# [What this task involves]
The line holding "(0,0) rectangle (854,325);" is the last one to output; start at the first line of the data, keep every line in between exactly, and leave out pictures.

# [Given information]
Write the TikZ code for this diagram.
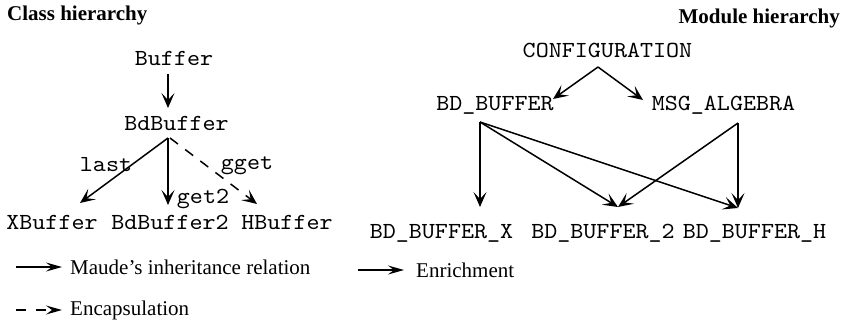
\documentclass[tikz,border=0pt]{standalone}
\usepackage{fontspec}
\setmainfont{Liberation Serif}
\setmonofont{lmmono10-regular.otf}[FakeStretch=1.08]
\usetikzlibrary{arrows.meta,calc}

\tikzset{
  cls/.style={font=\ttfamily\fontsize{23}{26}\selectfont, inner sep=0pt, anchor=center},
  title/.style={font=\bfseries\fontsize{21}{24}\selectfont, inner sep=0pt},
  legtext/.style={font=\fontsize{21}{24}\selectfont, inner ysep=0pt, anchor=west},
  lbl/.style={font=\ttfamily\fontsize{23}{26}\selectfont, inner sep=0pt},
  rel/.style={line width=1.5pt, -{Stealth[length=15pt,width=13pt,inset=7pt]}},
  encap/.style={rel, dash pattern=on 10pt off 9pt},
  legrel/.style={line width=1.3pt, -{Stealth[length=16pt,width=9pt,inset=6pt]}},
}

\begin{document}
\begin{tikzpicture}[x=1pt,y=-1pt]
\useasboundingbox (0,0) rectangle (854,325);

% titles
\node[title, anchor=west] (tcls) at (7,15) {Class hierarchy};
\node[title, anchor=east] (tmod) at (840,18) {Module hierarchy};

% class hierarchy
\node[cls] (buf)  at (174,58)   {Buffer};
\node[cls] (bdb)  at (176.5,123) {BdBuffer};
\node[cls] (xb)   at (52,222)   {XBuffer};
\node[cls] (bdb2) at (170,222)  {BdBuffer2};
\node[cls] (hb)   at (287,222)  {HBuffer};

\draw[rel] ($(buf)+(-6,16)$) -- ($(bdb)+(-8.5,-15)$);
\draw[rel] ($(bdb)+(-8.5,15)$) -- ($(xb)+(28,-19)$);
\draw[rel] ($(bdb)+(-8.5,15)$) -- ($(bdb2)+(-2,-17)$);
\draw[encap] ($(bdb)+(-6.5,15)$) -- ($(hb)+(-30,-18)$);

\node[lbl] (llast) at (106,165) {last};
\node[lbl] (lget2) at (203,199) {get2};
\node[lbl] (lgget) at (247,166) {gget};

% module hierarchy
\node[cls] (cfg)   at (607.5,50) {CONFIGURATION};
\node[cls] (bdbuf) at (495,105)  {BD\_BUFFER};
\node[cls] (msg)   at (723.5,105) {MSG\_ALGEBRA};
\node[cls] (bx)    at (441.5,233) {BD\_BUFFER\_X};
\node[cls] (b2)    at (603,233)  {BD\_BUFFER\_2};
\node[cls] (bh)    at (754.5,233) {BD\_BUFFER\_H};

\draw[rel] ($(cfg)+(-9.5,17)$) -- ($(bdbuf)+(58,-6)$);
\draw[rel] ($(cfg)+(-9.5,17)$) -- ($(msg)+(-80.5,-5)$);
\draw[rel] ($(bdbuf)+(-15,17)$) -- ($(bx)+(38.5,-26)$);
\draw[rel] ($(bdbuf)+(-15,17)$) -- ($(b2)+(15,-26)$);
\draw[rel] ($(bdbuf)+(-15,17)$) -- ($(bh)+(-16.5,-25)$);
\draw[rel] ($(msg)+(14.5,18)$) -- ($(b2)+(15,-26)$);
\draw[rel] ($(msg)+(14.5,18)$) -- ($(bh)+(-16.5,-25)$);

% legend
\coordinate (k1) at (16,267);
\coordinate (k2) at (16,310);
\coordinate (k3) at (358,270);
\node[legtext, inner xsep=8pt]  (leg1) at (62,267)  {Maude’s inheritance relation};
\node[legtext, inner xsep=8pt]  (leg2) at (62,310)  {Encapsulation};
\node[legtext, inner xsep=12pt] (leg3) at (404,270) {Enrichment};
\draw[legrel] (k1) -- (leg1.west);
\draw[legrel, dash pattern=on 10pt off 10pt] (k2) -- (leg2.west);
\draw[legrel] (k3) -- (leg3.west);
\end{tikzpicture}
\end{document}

# [In response]
Write the TikZ code for this diagram.
\documentclass[tikz,border=0pt]{standalone}
\usepackage{fontspec}
\setmainfont{Liberation Serif}
\setmonofont{lmmono10-regular.otf}[FakeStretch=1.08]
\usetikzlibrary{arrows.meta,calc}

\tikzset{
  cls/.style={font=\ttfamily\fontsize{23}{26}\selectfont, inner sep=0pt, anchor=center},
  title/.style={font=\bfseries\fontsize{21}{24}\selectfont, inner sep=0pt},
  legtext/.style={font=\fontsize{21}{24}\selectfont, inner ysep=0pt, anchor=west},
  lbl/.style={font=\ttfamily\fontsize{23}{26}\selectfont, inner sep=0pt},
  rel/.style={line width=1.5pt, -{Stealth[length=15pt,width=13pt,inset=7pt]}},
  encap/.style={rel, dash pattern=on 10pt off 9pt},
  legrel/.style={line width=1.3pt, -{Stealth[length=16pt,width=9pt,inset=6pt]}},
}

\begin{document}
\begin{tikzpicture}[x=1pt,y=-1pt]
\useasboundingbox (0,0) rectangle (854,325);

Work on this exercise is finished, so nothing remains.